# Turn in boxes....You rate em!



## bbq bubba (Jun 30, 2007)

After a long nite of smokin, Tonto was still able to put out these beautiful turn-in boxes, hopefully the judges will like them in 2 weeks!


----------



## desert smokin (Jun 30, 2007)

Great presentation!!!!! That presentation will do you proud.


----------



## cajun_1 (Jul 1, 2007)

You get a 10 from this side of room.


----------



## watery eyes (Jul 1, 2007)

I think they look great...but I'm not a judge.

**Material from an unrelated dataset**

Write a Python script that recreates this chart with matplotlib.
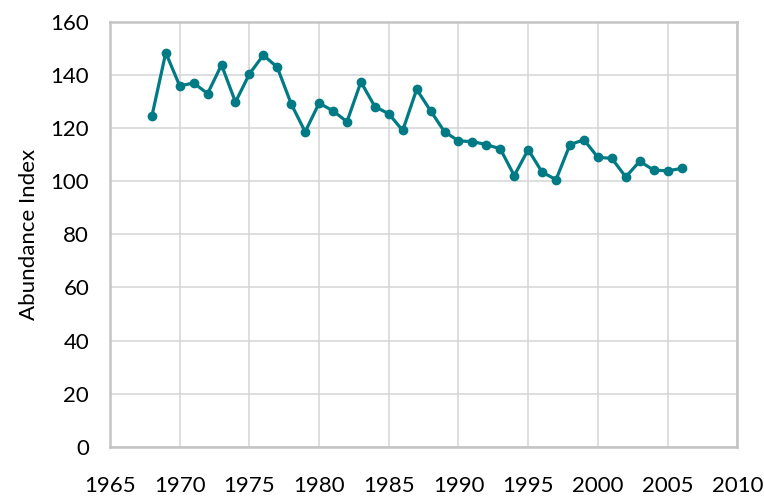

Get Squeezy to give you his opinion.


----------



## gypsyseagod (Jul 1, 2007)

great job.


----------



## billyq (Jul 1, 2007)




----------



## db bbq (Jul 1, 2007)

Nlce job! I see some hardware in your future...
	

	
	
		
		



		
		
	


	




       Dry rub only on the butt I see??????


----------



## hawgheaven (Jul 1, 2007)

Looks like first place to me! Nice job you guys!!


----------



## ultramag (Jul 1, 2007)

Boxes must be sent immediately for taste testing.


----------



## cajunsmoker (Jul 1, 2007)

I think your boxes look great Theresa.
	

	
	
		
		



		
		
	


	





    Good luck


----------



## msmith (Jul 1, 2007)

Very nice bet that food is outstanding. Looks like yall have that lang figured out now.


----------



## bud's bbq (Jul 1, 2007)

For her first time out, I think Tonto did a pretty good job on the boxes.  The real short comings were the quality of the lettuce and the wrong parsely.  

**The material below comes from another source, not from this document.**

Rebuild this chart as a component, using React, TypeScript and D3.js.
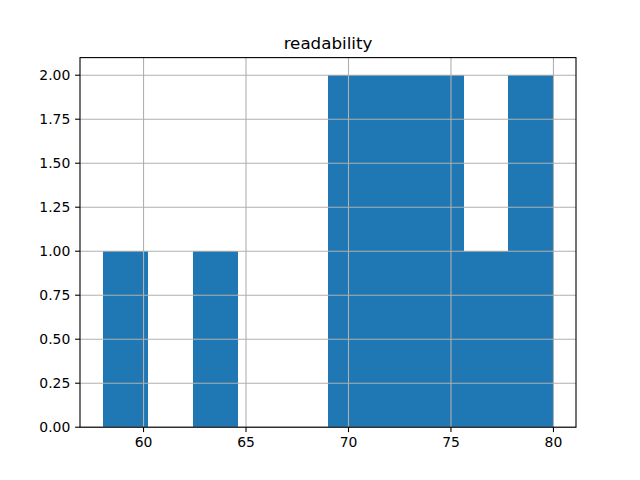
import React from "react";
import * as d3 from "d3";

const title = "readability";
const values = [58, 63, 69.5, 70.5, 72, 73, 74, 75, 77, 78.5, 80];
const binCount = 10;
const xTicks = [60, 65, 70, 75, 80];
const yTicks = [0, 0.25, 0.5, 0.75, 1.0, 1.25, 1.5, 1.75, 2.0];

const W = 640, H = 480;
const L = 80, R = 576, T = 57.6, B = 427.2;

export default function App() {
  const [mn, mx] = d3.extent(values) as [number, number];
  const step = (mx - mn) / binCount;
  const thresholds = d3.range(1, binCount).map((i) => mn + step * i);
  const bins = d3.bin().domain([mn, mx]).thresholds(thresholds)(values);
  const edges = d3.range(0, binCount + 1).map((i) => mn + step * i);
  const counts = edges.slice(0, -1).map((e, i) => bins[i] ? bins[i].length : 0);
  const maxC = d3.max(counts) as number;
  const pad = (mx - mn) * 0.05;
  const x = d3.scaleLinear().domain([mn - pad, mx + pad]).range([L, R]);
  const y = d3.scaleLinear().domain([0, maxC * 1.05]).range([B, T]);
  const font = "DejaVu Sans, sans-serif";
  return (
    <svg width={W} height={H} style={{ position: "absolute", left: 0, top: 0 }}>
      <rect width={W} height={H} fill="#fff" />
      <g shapeRendering="crispEdges">
        {counts.map((c, i) => (
          <rect key={i} x={x(edges[i])} y={y(c)} width={x(edges[i + 1]) - x(edges[i]) + (i < binCount - 1 ? 0.5 : 0)} height={B - y(c)} fill="#1f77b4" />
        ))}
      </g>
      {xTicks.map((t) => (
        <line key={"gx" + t} x1={x(t)} x2={x(t)} y1={T} y2={B} stroke="#b0b0b0" strokeWidth={1.1} />
      ))}
      {yTicks.map((t) => (
        <line key={"gy" + t} x1={L} x2={R} y1={y(t)} y2={y(t)} stroke="#b0b0b0" strokeWidth={1.1} />
      ))}
      <rect x={L} y={T} width={R - L} height={B - T} fill="none" stroke="#000" strokeWidth={1.1} />
      {xTicks.map((t) => (
        <g key={"xt" + t}>
          <line x1={x(t)} x2={x(t)} y1={B} y2={B + 4.9} stroke="#000" strokeWidth={1.1} />
          <text x={x(t)} y={B + 20} textAnchor="middle" fontSize={13.9} fontFamily={font}>{t}</text>
        </g>
      ))}
      {yTicks.map((t) => (
        <g key={"yt" + t}>
          <line x1={L - 4.9} x2={L} y1={y(t)} y2={y(t)} stroke="#000" strokeWidth={1.1} />
          <text x={L - 9.7} y={y(t)} dy="0.36em" textAnchor="end" fontSize={13.9} fontFamily={font}>{t.toFixed(2)}</text>
        </g>
      ))}
      <text x={(L + R) / 2} y={T - 9} textAnchor="middle" fontSize={16.7} fontFamily={font}>{title}</text>
    </svg>
  );
}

Well, you can imagine who did the grocery shopping..........


----------



## pigcicles (Jul 1, 2007)

LOL ... You know when you send the kids to the store they _*never*_ get it right


----------



## bud's bbq (Jul 1, 2007)

Yeh, but I'll bet Tonto will be quick to point out that I'm no kid and thus, should know better!!!

Hmmm, me thinks Tonto should do the lettuce shopping............


----------



## ultramag (Jul 2, 2007)

Sounds like a winning plan Bud. The one sure way to get what you want is to get it yourself. 
	

	
	
		
		



		
		
	


	





P.S. Don't let tonto read this.


----------



## peculiarmike (Jul 2, 2007)

The boxes look fine. Hint - They are judging MEAT ONLY.
Remember, you only need to include enough for 6 judges to each have a sample. No less, it will disqualify you. More is wasted. There is a fair amount of "sitting time" between turn in and getting to the judges.
The table captain will announce the sample number and present it to the judges seated at his table for them to look over, then he will pass the box to each judge for them to get a sample. 
They judge appearance, taste & tenderness.
6 ribs, 6 nice slices of brisket, an amount of pulled or sliced meat that allows 6 good samples (include bark, it ups the taste), 6 chicken thighs. Give a slice of your brisket a pull end to end. If it is rubbery it is undercooked, if it falls apart it is overcooked, it should break cleanly. That is what the judges will do. Sliced brisket drys fast, spray it with apple juice, or what ever. Chicken can be skin on or skinless, juices must be clear. Rib meat should come off the bone with little effort and only where you bit into it. Properly cooked the exposed bone will have a tendency to dry almost at once.
Judges do not have forks & knives, just fingers, lotsa napkins, and water.
And MAKE SURE anything sliced (ribs, brisket) is cut _completely through_ and separate, judges are not allowed to pull pieces not cut through apart!
There is also a trend to a plain presentation, no greenery. 
Hope this helps a bit and you "do good"! (I know you will!)  
	

	
	
		
		



		
		
	


	




I am judging the Peculiar Barbeque Round-Up July 21 and the United Missouri Bank BBQ Contest July 28.


----------



## tonto1117 (Jul 2, 2007)

Thank you all for the kind words and input, it is much appreciated.......10 days and counting
	

	
	
		
		



		
		
	


	










LOL......I see how it is now......
	

	
	
		
		



		
		
	


	

















 .....


----------



## peculiarmike (Jul 2, 2007)

THIS looks bad.


----------



## az_redneck (Jul 2, 2007)

What's all that green stuff? Must be that "good for you" junk my wife is always trying to get me to eat...

I've only been in one competition..A chili cookoff several years ago. Didn't do too well, but what the hay, it was fun and we got *free beer* (maybe THAT'S why I didn't do too well)..lol

Looks good, but I'm still a newbie compared to some of you old timers.. Good luck in your competition..


----------



## pigcicles (Jul 2, 2007)

Who cares if your food looks good against the shrubery anyway.. it's the taste that matters


----------



## squeezy (Jul 3, 2007)

Sorry I'm late to respond to this thread (been at the lake for the last 4 days) ... not to worry I'll be OK! LOL

I have to agree with most of what Pecuiliiarmike had to say. As he says all cuts must be clean through, and that is a good reason, especially with ribs to include an extra bone or two, because if one judge doesn't get one, he must mark a zero! Also, in the presentation, you must be able to see 6 bones at least.

If your presentation tastes half as good as it looks, you should score well!
But most of all ... Have fun!!!!

We are all rootin' for ya .... 
	

	
	
		
		



		
			






Oh!  ... almost forgot, the table captains really like it when the presentations are generous as they often get the leftovers


----------